Quant aux grits, une thèse financée par la région Rhône-Alpes a permis de comprendre et de quantifier leur apparition. A terme, nous devrions disposer d'un logiciel prenant en compte le phénomène de maclage, la croissance des grains et l'apparition et la taille des grits.

Quelles sont les applications potentielles de ces travaux ?

Thierry Duffar, Professeur Grenoble INP - Phelma, chercheur au laboratoire SIMAP T. D. : L'objectif est d'augmenter l'efficacité de la technologie photovoltaïque. Lorsque l'on évoque ce problème, les gens pensent souvent au rendement énergétique, c'est-à-dire à la capacité des panneaux solaires à convertir l'énergie lumineuse en électricité. A l'heure actuelle, les rendements atteints sont de l'ordre de 15% environ pour un panneau photovoltaïque au silicium. Le rendement maximal théorique du silicium est de 25%, on peut donc gagner de ce point de vue, mais le vrai problème n'est pas là.
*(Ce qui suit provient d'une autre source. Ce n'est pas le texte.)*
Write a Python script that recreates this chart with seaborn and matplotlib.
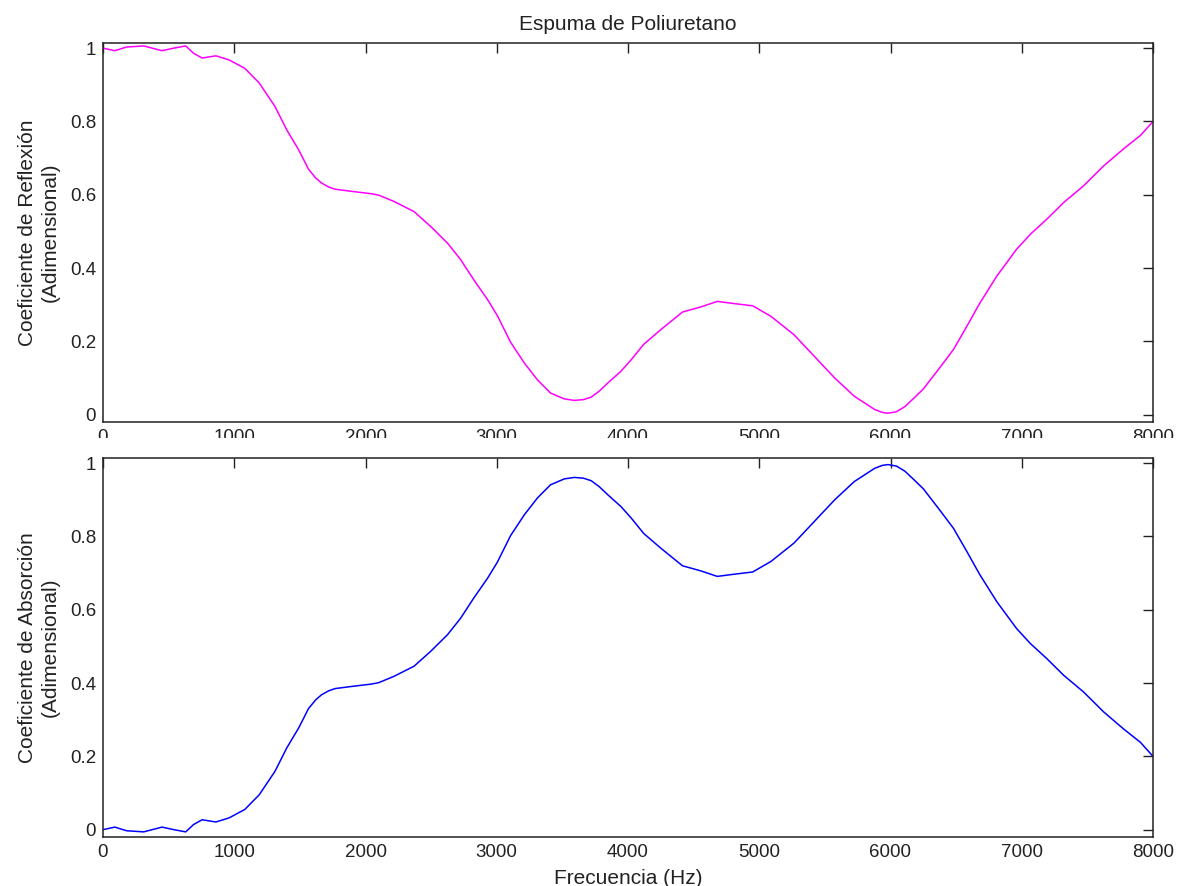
import matplotlib
matplotlib.use("Agg")
import matplotlib.pyplot as plt
import seaborn as sns
import pandas as pd
from matplotlib.patches import Rectangle

# ---- data ----
freq = [0, 90, 180, 310, 450, 540, 630, 690, 755, 860, 960, 1080, 1190, 1310,
        1400, 1490, 1530, 1565, 1620, 1665, 1720, 1770, 1900, 2040, 2100, 2215,
        2370, 2495, 2625, 2725, 2825, 2930, 3005, 3105, 3210, 3310, 3410, 3515,
        3590, 3660, 3720, 3780, 3845, 3945, 4025, 4120, 4250, 4415, 4555, 4680,
        4810, 4950, 5090, 5265, 5420, 5575, 5725, 5880, 5940, 5980, 6045, 6110,
        6175, 6250, 6375, 6480, 6580, 6680, 6810, 6960, 7065, 7190, 7320, 7470,
        7625, 7775, 7905, 8000]

reflexion = [1.000, 0.993, 1.003, 1.006, 0.993, 1.000, 1.006, 0.986, 0.973,
             0.979, 0.968, 0.945, 0.905, 0.841, 0.777, 0.723, 0.695, 0.670,
             0.646, 0.632, 0.621, 0.615, 0.609, 0.603, 0.599, 0.582, 0.554,
             0.514, 0.468, 0.423, 0.368, 0.314, 0.270, 0.198, 0.141, 0.095,
             0.059, 0.043, 0.039, 0.041, 0.048, 0.064, 0.086, 0.118, 0.150,
             0.192, 0.232, 0.280, 0.294, 0.309, 0.303, 0.297, 0.268, 0.218,
             0.159, 0.100, 0.050, 0.014, 0.006, 0.004, 0.008, 0.022, 0.044,
             0.070, 0.128, 0.178, 0.240, 0.304, 0.378, 0.451, 0.492, 0.533,
             0.579, 0.624, 0.679, 0.725, 0.762, 0.800]

absorcion = [0.000, 0.007, -0.003, -0.006, 0.007, 0.000, -0.006, 0.014, 0.027,
             0.021, 0.032, 0.055, 0.095, 0.159, 0.223, 0.277, 0.305, 0.330,
             0.354, 0.368, 0.379, 0.385, 0.391, 0.397, 0.401, 0.418, 0.446,
             0.486, 0.532, 0.577, 0.632, 0.686, 0.730, 0.802, 0.859, 0.905,
             0.941, 0.957, 0.961, 0.959, 0.952, 0.936, 0.914, 0.882, 0.850,
             0.808, 0.768, 0.720, 0.706, 0.691, 0.697, 0.703, 0.732, 0.782,
             0.841, 0.900, 0.950, 0.986, 0.994, 0.996, 0.992, 0.978, 0.956,
             0.930, 0.872, 0.822, 0.760, 0.696, 0.622, 0.549, 0.508, 0.467,
             0.421, 0.376, 0.321, 0.275, 0.238, 0.200]

xticks = [0, 1000, 2000, 3000, 4000, 5000, 6000, 7000, 8000]
yticks = [0, 0.2, 0.4, 0.6, 0.8, 1.0]
ytick_labels = ["0", "0.2", "0.4", "0.6", "0.8", "1"]

title = "Espuma de Poliuretano"
ylabel_top = "Coeficiente de Reflexión\n(Adimensional)"
ylabel_bot = "Coeficiente de Absorción\n(Adimensional)"
xlabel = "Frecuencia (Hz)"

# ---- style ----
sns.set_style("white")
plt.rcParams["font.family"] = ["Liberation Sans", "Arial", "DejaVu Sans"]
TXT = "#222222"

fig = plt.figure(figsize=(11.79, 8.86), dpi=100)
W, H = 1179, 886
def rect(l, t, r, b):
    return [l / W, 1 - b / H, (r - l) / W, (b - t) / H]

ax1 = fig.add_axes(rect(103, 43, 1153, 422), zorder=0)
ax2 = fig.add_axes(rect(103, 458, 1153, 837), zorder=2)

df1 = pd.DataFrame({"f": freq, "v": reflexion})
df2 = pd.DataFrame({"f": freq, "v": absorcion})
sns.lineplot(data=df1, x="f", y="v", ax=ax1, color=(1, 0, 1), linewidth=1.1)
sns.lineplot(data=df2, x="f", y="v", ax=ax2, color=(0, 0, 1), linewidth=1.1)

for ax, yl in ((ax1, ylabel_top), (ax2, ylabel_bot)):
    ax.set_xlim(0, 8000)
    ax.set_ylim(-0.02, 1.014)
    ax.set_xticks(xticks)
    ax.set_xticklabels([str(t) for t in xticks])
    ax.set_yticks(yticks)
    ax.set_yticklabels(ytick_labels)
    ax.tick_params(direction="in", length=7, width=1.0, colors="#222222",
                   labelcolor=TXT, labelsize=13.5, top=True, right=True,
                   pad=5)
    for s in ax.spines.values():
        s.set_visible(True)
        s.set_color("#222222")
        s.set_linewidth(1.1)
    ax.set_ylabel(yl, fontsize=15, color=TXT, labelpad=7, linespacing=1.3)
    ax.set_xlabel("")
    ax.grid(False)

ax1.set_title(title, fontsize=15, color=TXT, pad=9)
ax2.set_xlabel(xlabel, fontsize=15, color=TXT, labelpad=6)

# white band that clips the top panel's tick labels, as in the reference
fig.add_artist(Rectangle((0, 1 - 457 / H), 1, 19 / H, transform=fig.transFigure,
                         facecolor="white", edgecolor="none", zorder=1))

fig.savefig("out.png", dpi=100)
Ce qui intéresse l'utilisateur au final, c'est le prix du kW. Gagner en rendement amène à fortement augmenter le prix, il est donc préférable de réduire le coût du panneau, à rendement égal. C'est que nous contribuons à faire par nos travaux.
D'un point de vue industriel, nous avons travaillé avec la société Photowatt, qui souhaitait réduire ses pertes de silicium lors de la fabrication des plaquettes. Nos résultats nous ont permis de leur préconiser plusieurs possibilités : ralentir la vitesse de croissance des cristaux, ou utiliser du silicium plus pur. Ces deux options, coûteuses, n'ont pas été retenues par l'industriel. Troisième possibilité : augmenter les flux de chaleur lors de la solidification du matériau, solution qui a été adoptée par Photowatt, avec succès ! Après avoir modifié leurs fours en conséquence, la société a réduit d'un facteur 10 son taux de perte de silicium !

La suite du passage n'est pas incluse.